[Rows from a dataset]

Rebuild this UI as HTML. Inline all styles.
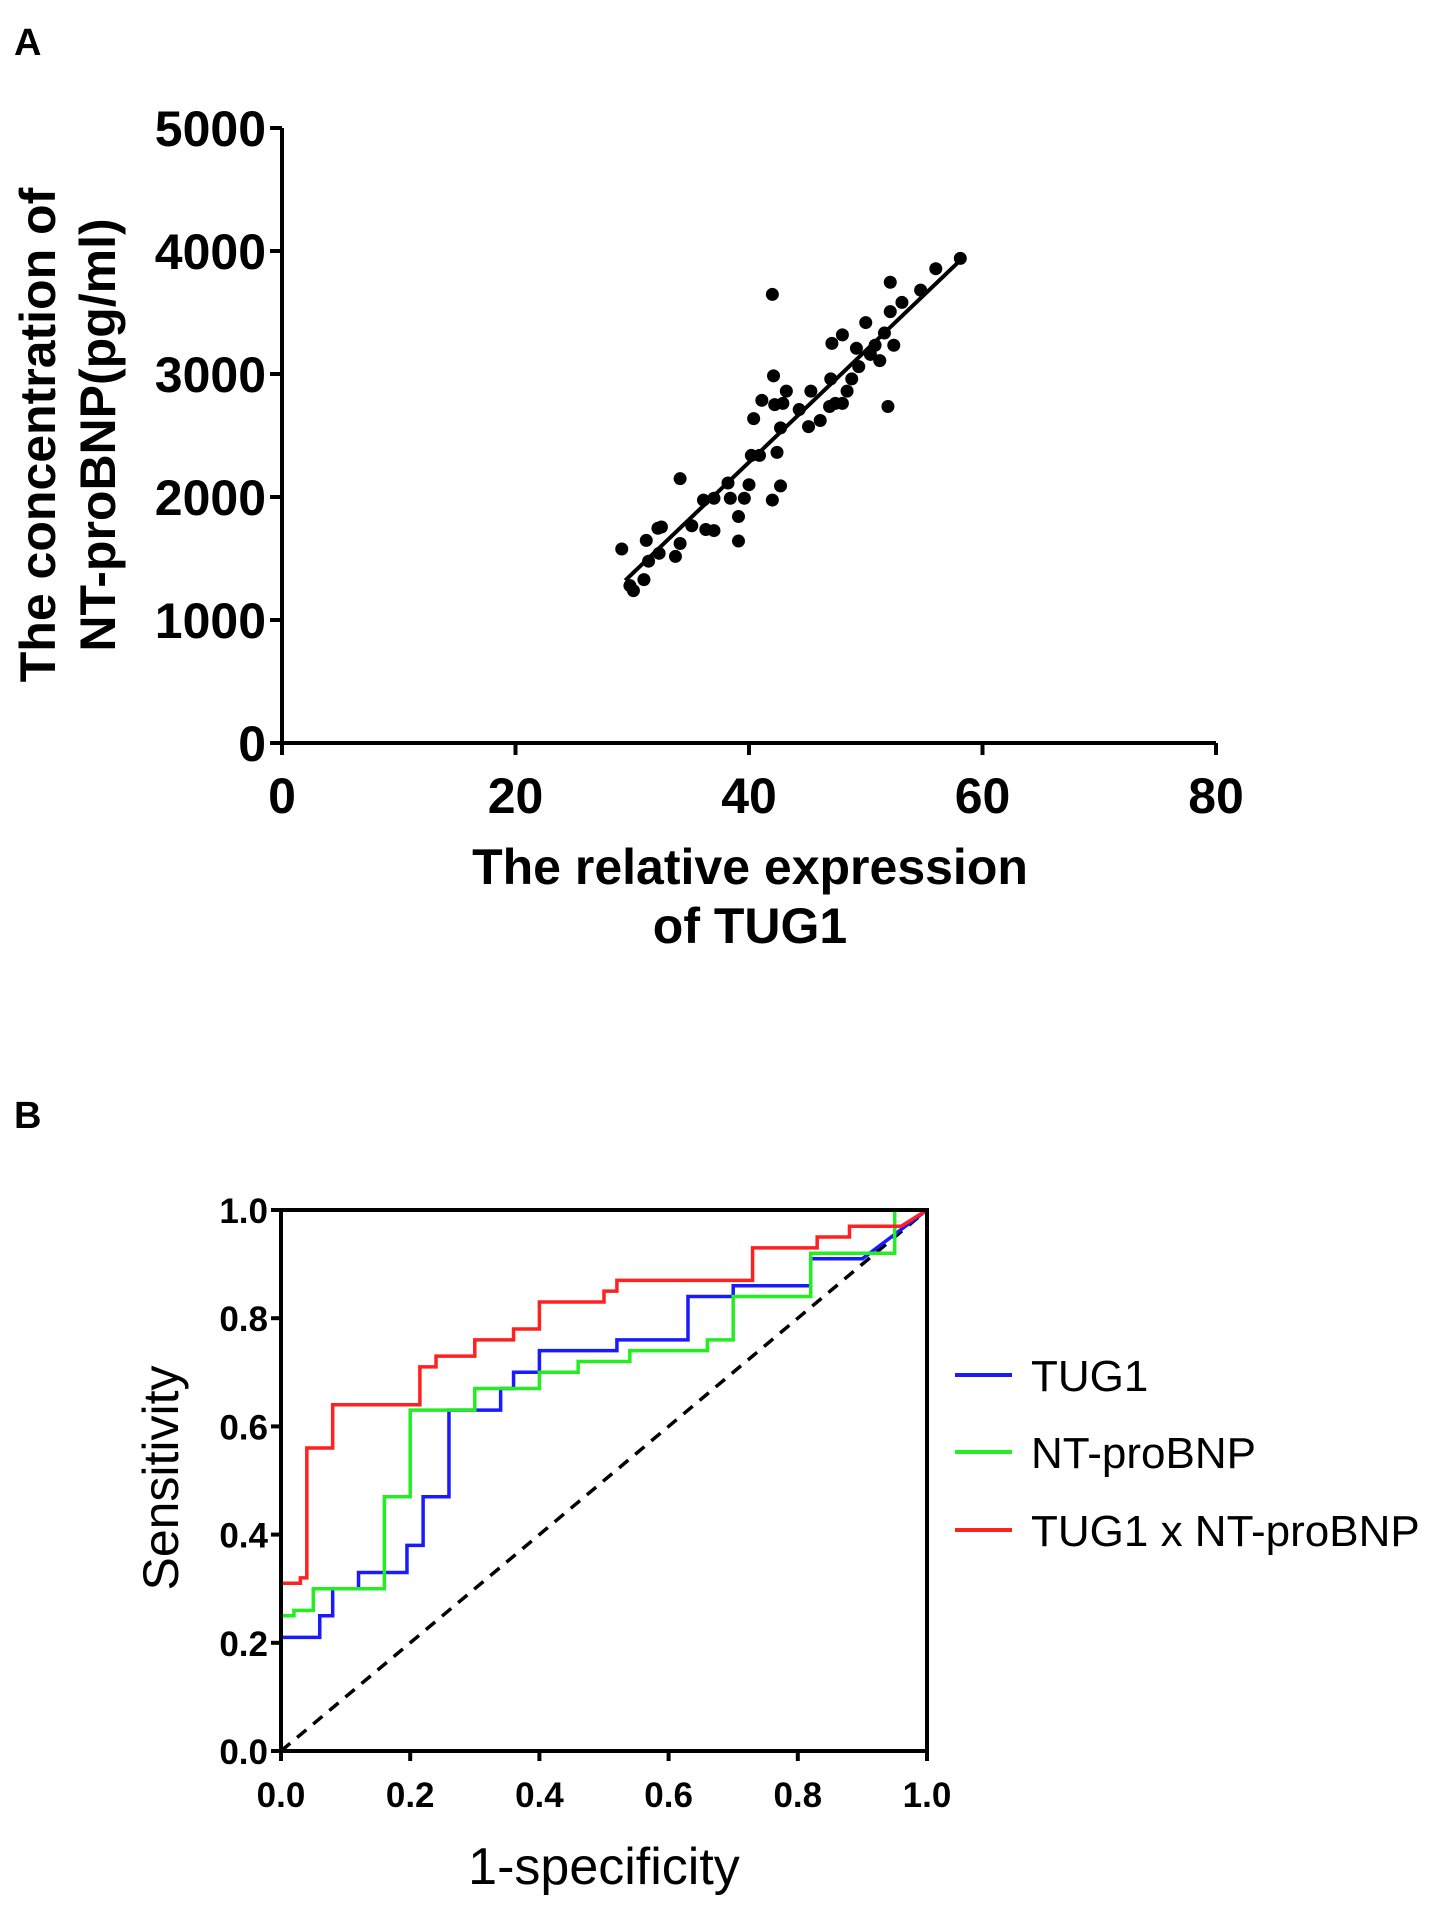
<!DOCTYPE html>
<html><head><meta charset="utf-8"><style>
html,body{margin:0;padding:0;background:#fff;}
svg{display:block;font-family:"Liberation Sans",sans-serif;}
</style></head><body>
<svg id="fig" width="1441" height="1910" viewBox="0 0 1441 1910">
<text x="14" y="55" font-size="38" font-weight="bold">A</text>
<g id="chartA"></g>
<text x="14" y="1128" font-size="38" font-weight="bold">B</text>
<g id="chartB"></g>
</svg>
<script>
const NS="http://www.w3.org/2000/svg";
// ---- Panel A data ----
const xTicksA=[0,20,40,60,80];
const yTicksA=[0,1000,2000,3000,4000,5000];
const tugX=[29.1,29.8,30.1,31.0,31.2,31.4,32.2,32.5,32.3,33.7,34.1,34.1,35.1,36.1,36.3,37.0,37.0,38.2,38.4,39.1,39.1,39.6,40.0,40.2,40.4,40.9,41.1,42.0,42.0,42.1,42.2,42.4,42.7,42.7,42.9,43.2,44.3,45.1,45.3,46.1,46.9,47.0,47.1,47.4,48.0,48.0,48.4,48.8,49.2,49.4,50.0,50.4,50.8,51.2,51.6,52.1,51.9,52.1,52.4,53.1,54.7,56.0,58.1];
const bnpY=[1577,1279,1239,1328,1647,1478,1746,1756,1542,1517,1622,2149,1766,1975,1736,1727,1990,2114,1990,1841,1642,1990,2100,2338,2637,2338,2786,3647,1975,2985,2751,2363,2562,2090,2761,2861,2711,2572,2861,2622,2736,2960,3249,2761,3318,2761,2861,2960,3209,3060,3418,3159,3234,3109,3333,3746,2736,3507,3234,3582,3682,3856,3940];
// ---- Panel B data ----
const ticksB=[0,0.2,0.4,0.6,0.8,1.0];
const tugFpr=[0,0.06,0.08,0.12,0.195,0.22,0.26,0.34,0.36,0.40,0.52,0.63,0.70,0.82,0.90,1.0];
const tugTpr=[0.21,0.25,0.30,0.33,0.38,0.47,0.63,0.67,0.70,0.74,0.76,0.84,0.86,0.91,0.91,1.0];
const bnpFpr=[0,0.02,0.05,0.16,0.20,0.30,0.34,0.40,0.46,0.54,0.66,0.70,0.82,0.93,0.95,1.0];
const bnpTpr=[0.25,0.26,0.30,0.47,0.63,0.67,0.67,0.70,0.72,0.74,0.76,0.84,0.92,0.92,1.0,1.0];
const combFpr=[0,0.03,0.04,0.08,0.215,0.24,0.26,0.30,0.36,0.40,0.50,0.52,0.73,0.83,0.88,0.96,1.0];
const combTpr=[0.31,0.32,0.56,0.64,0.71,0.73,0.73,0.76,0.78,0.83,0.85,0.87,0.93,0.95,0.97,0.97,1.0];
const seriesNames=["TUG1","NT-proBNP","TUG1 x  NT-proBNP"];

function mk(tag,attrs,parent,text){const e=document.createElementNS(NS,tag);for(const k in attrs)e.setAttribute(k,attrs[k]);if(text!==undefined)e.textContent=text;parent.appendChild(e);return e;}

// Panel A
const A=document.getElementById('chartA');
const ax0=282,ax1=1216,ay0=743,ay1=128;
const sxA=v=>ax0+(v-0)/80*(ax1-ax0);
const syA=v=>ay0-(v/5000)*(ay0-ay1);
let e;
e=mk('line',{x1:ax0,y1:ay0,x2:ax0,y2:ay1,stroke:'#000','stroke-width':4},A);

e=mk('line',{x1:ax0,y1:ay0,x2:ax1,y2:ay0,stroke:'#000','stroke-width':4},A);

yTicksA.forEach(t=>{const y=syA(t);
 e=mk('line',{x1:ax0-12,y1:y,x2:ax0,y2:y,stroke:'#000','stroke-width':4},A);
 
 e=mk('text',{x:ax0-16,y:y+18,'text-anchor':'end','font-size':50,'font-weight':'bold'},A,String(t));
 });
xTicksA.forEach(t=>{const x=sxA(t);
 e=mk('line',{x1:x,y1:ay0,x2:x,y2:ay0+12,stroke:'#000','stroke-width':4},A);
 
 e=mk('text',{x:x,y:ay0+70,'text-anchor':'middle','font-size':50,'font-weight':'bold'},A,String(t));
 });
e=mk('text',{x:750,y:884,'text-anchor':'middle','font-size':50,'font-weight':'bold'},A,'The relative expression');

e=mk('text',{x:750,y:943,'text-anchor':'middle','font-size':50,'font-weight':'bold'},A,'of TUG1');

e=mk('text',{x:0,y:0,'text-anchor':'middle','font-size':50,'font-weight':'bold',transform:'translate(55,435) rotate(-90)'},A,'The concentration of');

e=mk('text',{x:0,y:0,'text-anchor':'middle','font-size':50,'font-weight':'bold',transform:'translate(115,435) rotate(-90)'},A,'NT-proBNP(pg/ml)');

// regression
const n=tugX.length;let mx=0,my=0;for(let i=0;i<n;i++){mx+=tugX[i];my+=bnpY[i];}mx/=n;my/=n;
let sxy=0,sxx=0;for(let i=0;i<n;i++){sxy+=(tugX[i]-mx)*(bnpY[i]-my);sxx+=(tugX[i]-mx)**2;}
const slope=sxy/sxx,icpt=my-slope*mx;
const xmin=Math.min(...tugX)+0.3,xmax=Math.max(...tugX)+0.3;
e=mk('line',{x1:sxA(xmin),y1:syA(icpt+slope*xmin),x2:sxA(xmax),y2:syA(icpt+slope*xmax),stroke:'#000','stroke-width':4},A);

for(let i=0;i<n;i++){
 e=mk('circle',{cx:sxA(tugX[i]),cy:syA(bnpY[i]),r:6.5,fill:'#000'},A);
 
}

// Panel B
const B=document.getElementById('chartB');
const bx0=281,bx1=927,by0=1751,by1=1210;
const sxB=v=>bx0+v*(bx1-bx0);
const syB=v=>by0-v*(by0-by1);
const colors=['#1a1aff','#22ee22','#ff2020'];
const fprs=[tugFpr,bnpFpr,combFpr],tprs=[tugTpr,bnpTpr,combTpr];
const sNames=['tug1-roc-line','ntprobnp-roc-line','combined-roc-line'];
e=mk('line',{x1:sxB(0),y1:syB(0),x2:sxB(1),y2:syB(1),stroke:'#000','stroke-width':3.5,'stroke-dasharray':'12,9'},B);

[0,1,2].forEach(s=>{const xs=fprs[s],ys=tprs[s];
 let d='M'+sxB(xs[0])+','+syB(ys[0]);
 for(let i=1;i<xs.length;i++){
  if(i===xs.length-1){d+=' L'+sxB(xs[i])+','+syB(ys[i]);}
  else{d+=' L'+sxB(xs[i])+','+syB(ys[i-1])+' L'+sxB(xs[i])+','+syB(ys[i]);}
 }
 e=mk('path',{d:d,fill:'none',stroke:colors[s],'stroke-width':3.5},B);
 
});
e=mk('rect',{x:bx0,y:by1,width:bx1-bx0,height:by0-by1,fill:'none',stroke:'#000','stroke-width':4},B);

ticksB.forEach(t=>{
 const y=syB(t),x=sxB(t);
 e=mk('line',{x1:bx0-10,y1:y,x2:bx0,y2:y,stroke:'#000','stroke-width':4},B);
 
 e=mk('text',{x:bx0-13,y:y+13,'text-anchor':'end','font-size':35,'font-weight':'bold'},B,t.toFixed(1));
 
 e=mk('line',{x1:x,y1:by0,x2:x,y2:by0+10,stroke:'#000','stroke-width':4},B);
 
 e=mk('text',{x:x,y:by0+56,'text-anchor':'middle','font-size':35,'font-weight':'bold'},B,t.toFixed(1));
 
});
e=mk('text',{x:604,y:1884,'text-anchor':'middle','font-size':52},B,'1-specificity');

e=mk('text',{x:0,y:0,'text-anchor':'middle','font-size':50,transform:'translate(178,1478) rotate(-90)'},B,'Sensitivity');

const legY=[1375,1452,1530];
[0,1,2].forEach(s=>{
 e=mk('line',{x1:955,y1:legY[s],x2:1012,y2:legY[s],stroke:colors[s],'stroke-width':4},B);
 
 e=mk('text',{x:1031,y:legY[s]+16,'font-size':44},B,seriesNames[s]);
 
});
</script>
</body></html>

...

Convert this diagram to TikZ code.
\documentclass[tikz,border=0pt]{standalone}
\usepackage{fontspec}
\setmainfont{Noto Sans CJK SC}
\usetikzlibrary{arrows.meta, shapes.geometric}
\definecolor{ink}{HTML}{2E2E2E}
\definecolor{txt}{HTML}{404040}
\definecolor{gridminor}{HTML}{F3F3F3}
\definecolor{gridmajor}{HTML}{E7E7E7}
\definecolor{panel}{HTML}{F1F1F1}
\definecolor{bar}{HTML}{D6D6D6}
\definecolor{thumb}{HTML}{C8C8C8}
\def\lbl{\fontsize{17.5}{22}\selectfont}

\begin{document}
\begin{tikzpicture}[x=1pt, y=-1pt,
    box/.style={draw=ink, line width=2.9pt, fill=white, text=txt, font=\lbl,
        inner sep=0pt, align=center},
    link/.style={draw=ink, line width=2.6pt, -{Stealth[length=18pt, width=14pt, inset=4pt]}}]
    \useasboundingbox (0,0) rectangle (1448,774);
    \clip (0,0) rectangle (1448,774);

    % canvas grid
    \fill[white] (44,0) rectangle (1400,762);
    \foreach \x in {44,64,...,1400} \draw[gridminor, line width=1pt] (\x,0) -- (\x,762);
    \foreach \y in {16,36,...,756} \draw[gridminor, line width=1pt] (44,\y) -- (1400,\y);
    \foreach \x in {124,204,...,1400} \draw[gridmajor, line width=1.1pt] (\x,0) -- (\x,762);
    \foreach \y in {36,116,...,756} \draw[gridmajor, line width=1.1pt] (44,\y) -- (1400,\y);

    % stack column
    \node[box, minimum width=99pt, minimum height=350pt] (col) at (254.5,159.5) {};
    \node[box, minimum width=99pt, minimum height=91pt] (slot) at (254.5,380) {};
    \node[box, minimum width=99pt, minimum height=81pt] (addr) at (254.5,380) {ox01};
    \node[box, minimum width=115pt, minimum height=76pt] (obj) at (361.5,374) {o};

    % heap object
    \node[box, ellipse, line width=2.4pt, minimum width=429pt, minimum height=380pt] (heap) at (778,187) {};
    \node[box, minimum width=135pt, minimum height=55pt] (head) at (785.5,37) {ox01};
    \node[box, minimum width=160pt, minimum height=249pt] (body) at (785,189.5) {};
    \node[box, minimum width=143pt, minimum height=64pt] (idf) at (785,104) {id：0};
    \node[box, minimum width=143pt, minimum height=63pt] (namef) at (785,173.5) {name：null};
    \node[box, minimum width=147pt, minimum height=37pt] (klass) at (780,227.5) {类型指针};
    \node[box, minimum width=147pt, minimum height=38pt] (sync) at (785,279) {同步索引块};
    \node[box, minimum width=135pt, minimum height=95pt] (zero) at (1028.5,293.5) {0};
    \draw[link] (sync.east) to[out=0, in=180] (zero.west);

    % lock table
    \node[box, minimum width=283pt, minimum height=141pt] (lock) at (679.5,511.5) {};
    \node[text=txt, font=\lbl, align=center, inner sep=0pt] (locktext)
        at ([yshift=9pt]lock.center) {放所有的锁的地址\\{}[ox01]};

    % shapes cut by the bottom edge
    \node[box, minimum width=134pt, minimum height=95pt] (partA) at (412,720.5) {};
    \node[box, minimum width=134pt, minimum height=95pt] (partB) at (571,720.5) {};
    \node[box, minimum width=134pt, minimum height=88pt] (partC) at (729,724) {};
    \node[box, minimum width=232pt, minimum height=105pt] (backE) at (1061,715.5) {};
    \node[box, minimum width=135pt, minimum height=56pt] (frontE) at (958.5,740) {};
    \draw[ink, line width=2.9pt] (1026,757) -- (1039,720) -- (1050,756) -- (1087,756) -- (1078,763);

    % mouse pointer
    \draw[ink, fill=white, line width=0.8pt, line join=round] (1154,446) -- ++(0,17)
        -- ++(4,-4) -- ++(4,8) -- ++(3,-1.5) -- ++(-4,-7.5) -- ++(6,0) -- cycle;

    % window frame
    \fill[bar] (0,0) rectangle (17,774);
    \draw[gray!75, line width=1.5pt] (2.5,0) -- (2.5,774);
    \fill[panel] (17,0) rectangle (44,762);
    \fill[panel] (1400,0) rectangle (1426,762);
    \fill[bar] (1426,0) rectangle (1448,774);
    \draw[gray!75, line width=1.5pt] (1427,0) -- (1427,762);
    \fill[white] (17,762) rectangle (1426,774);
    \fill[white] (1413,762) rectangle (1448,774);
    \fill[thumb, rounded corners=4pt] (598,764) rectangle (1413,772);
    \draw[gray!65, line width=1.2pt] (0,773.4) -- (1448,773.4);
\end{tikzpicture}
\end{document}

WHAT TO PRODUCE => Copy out each line of the entries that holds "this".

SOLVED EXERCISE =>
Rebuild this UI as HTML. Inline all styles.
Convert this diagram to TikZ code.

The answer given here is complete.